Nigeria’s power sector charged for growth
With daily blackouts and crumbling power infrastructure that has until recently seen little or no investment in over three decades, Nigeria has been christened the Generator Republic. Most households and virtually all serious businesses have resorted to self-help, investing heavily in generators and other back-up power systems to meet their daily electricity needs.
The noisy hum of generators that fills the air in the commercial capital of Nigeria is affectionately called the Lagos symphony, but on a serious note their running costs are crippling and these expensive and sometimes toxic back-up power systems have become the primary source of electricity for everyday use.
For Nigeria’s population of 168 million, change can’t come soon enough. The good news is that finally there is a roadmap for the development of a power market that I believe will be able to provide households and businesses with constant and secure access to electricity within the next decade.
The privatization of Nigeria’s formerly state-owned power generation and distribution assets has been a long time coming – about 16 years in the making. But that phase is now largely complete with the carving up of the former national electricity company almost complete.
That is the first step in solving Nigeria’s energy crisis, the biggest constraint on business development and economic growth. But decades of neglect means that the new owners have their work cut out for them. Change on the ground can’t be expected to be felt immediately, but I am positive that within about two to three years, the country will start to see significant improvements. But there are still big challenges that need to be overcome and many rest with the government to fix.

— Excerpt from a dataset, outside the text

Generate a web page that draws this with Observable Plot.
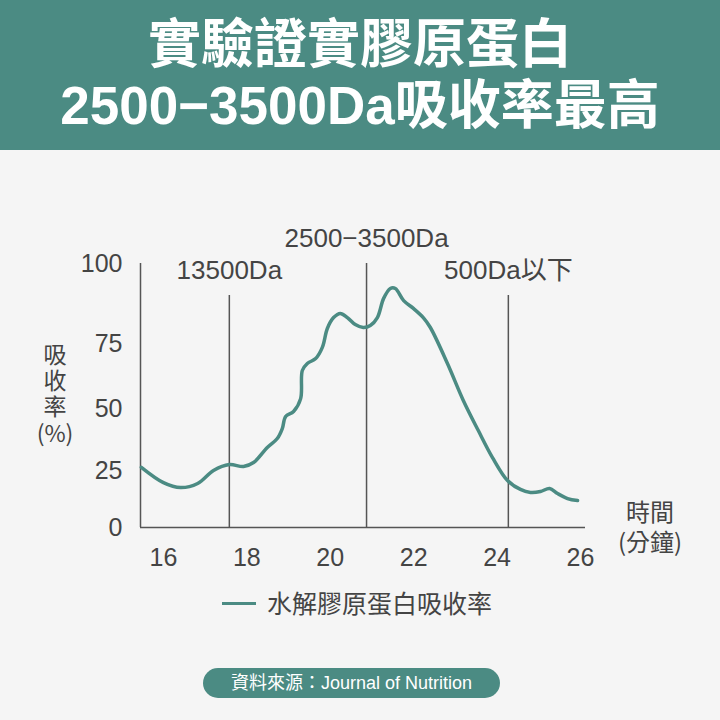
<!DOCTYPE html>
<html><head><meta charset="utf-8">
<script src="https://cdn.jsdelivr.net/npm/d3@7"></script>
<script src="https://cdn.jsdelivr.net/npm/@observablehq/plot@0.6"></script>
<style>
  body{margin:0;width:720px;height:720px;background:#f5f5f5;position:relative;overflow:hidden;font-family:"Liberation Sans","Noto Sans CJK TC",sans-serif;color:#444;}
  .abs{position:absolute;}
  #header{left:0;top:0;width:720px;height:150px;background:#4b8b83;}
  .tline{position:absolute;left:0;width:720px;text-align:center;color:#fff;font-weight:700;font-size:53px;line-height:60px;white-space:nowrap;}
  #chart{left:0;top:150px;}
  .ych{position:absolute;left:33px;width:44px;height:26px;text-align:center;font-size:23px;line-height:26px;font-family:'Noto Sans CJK TC',sans-serif;}
</style>
</head><body>
<div id="header" class="abs">
  <div class="tline" style="top:15px">實驗證實膠原蛋白</div>
  <div class="tline" style="top:76px">2500−3500Da吸收率最高</div>
</div>
<div id="chart" class="abs"></div>
<div class="ych" style="top:340px">吸</div>
<div class="ych" style="top:366px">收</div>
<div class="ych" style="top:392px">率</div>
<div class="ych" style="top:419px">(%)</div>
<div class="abs" style="left:600px;top:496px;width:100px;text-align:center;font-size:24px;line-height:30px;font-family:'Noto Sans CJK TC',sans-serif;">時間<br>(分鐘)</div>
<div class="abs" style="left:222px;top:602px;width:34px;height:3px;background:#4b8b83;"></div>
<div class="abs" style="left:267px;top:587px;font-size:25px;line-height:30px;white-space:nowrap;font-family:'Noto Sans CJK TC',sans-serif;">水解膠原蛋白吸收率</div>
<div class="abs" style="left:203px;top:668px;width:297px;height:30px;border-radius:15px;background:#4b8b83;color:#fff;font-size:18px;line-height:30px;text-align:center;white-space:nowrap;">資料來源：Journal of Nutrition</div>
<script>
// Curve data (time in minutes, absorption %)
const times = [15.47,16.0,16.41,16.82,17.2,17.58,17.92,18.16,18.49,18.73,18.85,18.93,19.12,19.29,19.33,19.45,19.65,19.81,19.93,20.08,20.24,20.41,20.6,20.79,20.96,21.13,21.28,21.44,21.56,21.76,22.0,22.23,22.4,22.81,23.19,23.55,23.89,24.25,24.56,24.8,25.04,25.26,25.45,25.69,25.93];
const absorption = [26.3,19.7,17.5,19.3,25.0,27.4,26.6,28.2,34.3,37.9,41.9,46.8,48.8,53.8,64.6,67.3,69.2,73.5,79.7,83.1,84.4,83.1,80.9,80.0,80.6,83.1,89.1,92.2,92.2,88.4,85.9,83.1,80.0,67.3,53.1,41.1,30.2,20.6,16.7,15.4,15.8,17.1,14.9,12.7,11.8];
// Molecular weight markers
const markerTimes = [17.58, 20.87, 24.27];
const markerTops = [90, 100, 90];
const markerLabels = ["13500Da", "2500−3500Da", "500Da以下"];
// Axes
const xTicks = [16, 18, 20, 22, 24, 26];
const yTicks = [0, 25, 50, 75, 100];
const xExtent = [15.45, 26.12];

const curve = times.map((t, i) => ({t, v: absorption[i]}));
const markers = markerTimes.map((t, i) => ({t, top: markerTops[i], label: markerLabels[i]}));

const teal = "#4b8b83", ink = "#444", axisCol = "#555";
const font = "'Liberation Sans','Noto Sans CJK TC',sans-serif";
const chart = Plot.plot({
  width: 720,
  height: 430,
  marginLeft: 140,
  marginRight: 135,
  marginTop: 113,
  marginBottom: 53,
  style: {background: "transparent", fontFamily: font, fontSize: "25px", color: ink, overflow: "visible"},
  x: {type: "linear", domain: xExtent, range: [140, 585]},
  y: {type: "linear", domain: yTicks, range: [377, 320, 258, 193, 113]},
  marks: [
    Plot.ruleX(markers, {x: "t", y1: 0, y2: "top", stroke: axisCol, strokeWidth: 1.5}),
    Plot.ruleX([xExtent[0]], {y1: 0, y2: 100, stroke: axisCol, strokeWidth: 1.5}),
    Plot.ruleY([0], {x1: xExtent[0], x2: xExtent[1], stroke: axisCol, strokeWidth: 1.5}),
    Plot.line(curve, {x: "t", y: "v", stroke: teal, strokeWidth: 3.5, curve: "catmull-rom"}),
    Plot.text(markers, {x: "t", y: "top", text: "label", dy: -25, fontSize: 26, fill: ink, textAnchor: "middle", lineAnchor: "middle"}),
    Plot.axisY(yTicks, {tickSize: 0, tickPadding: 18, fontSize: 25, label: null, fill: ink}),
    Plot.axisX(xTicks, {tickSize: 0, tickPadding: 21, fontSize: 25, label: null, fill: ink, tickFormat: d => String(d)})
  ]
});
document.getElementById("chart").appendChild(chart);
</script>
</body></html>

First of all, government must stay true to the task of overhauling and strengthening the transmission system, which it still owns, adding new lines and capacity to safely evacuate new generation output load centres across the country. Without timely improvements in the transmission and integrated planning of investment throughout the power value chain, Nigeria will not be able to exit the dark ages.
The Government must also do all it can to relieve the bottle necks and constraints to the flow of gas from the gas fields to the market. That means urgently reassuring investors that financial incentives currently available to companies that invest in gas production will not be removed in new legislation about to be passed.
If passed as is, the controversial Petroleum Industry Bill (PIB) will further discourage investment in the production of gas, exacerbating a problem caused by tight regulation and fixed prices that are put off producers concerned about recouping the high costs of investing in gas production, processing and supply infrastructure.
Easing gas flow bottleneckA
Nigeria’s natural gas reserves is put at more than 5 trillion cubic meters, which makes it the country with the 9th largest gas reserves in the world and the largest in Africa. However, in terms of production for market, Nigeria only produced 42 billion cubic meters in 2012, 25th in the world.
For a country reputed to be a gas region with spots of oil, Nigeria is sadly still focused on harnessing gas produced as a by-product of oil production, flaring an estimated 1.2bcf/day in the process – a terrible waste, particularly considering the scale of the pent-up demand. Being the most affordable and accessible fuel in Nigeria, the country relies heavily on gas-fired plant and fiscal and regulatory constraints may not allow Nigeria to meet its ambitions of boosting output tenfold by 2020.
Currently the country produces about four and a half gigawatts of electricity. To put that in perspective South Africa produces 40 gigwatts for a third of the population of Nigeria and Germany produces 120 gigawatts for 82 million people (about half of Nigeria’s population). The government must also put diplomacy to one stand and step in to ensure security of gas transportation through the restive Niger Delta, a historic hotbed of crude theft and pipeline vandalism.
International finance support needed
Local banks should be applauded for rising up to provide most of the funds to drive privatisation of Nigeria’s power sector. But millions and billions more dollars will now be needed for major capex investments to upgrade or replace power generating and distribution infrastructure.
The burden will need to be spread out and much needed longer term financing provided by international funders, such as the World Bank, other development finance organisations and private equity firms, because it cannot be shouldered by the local banking sector alone. Again, it is up to the government to make this happen to enable the country’s ailing power sector to be developed into an efficient market with power systems on a par with other world-leading economies – the bold ambition of President Goodluck Jonathan.
It’s really amazing to think that Nigeria’s economy has been growing at 7 percent practically without power. We could easily see double-digit growth once the lights are turned on.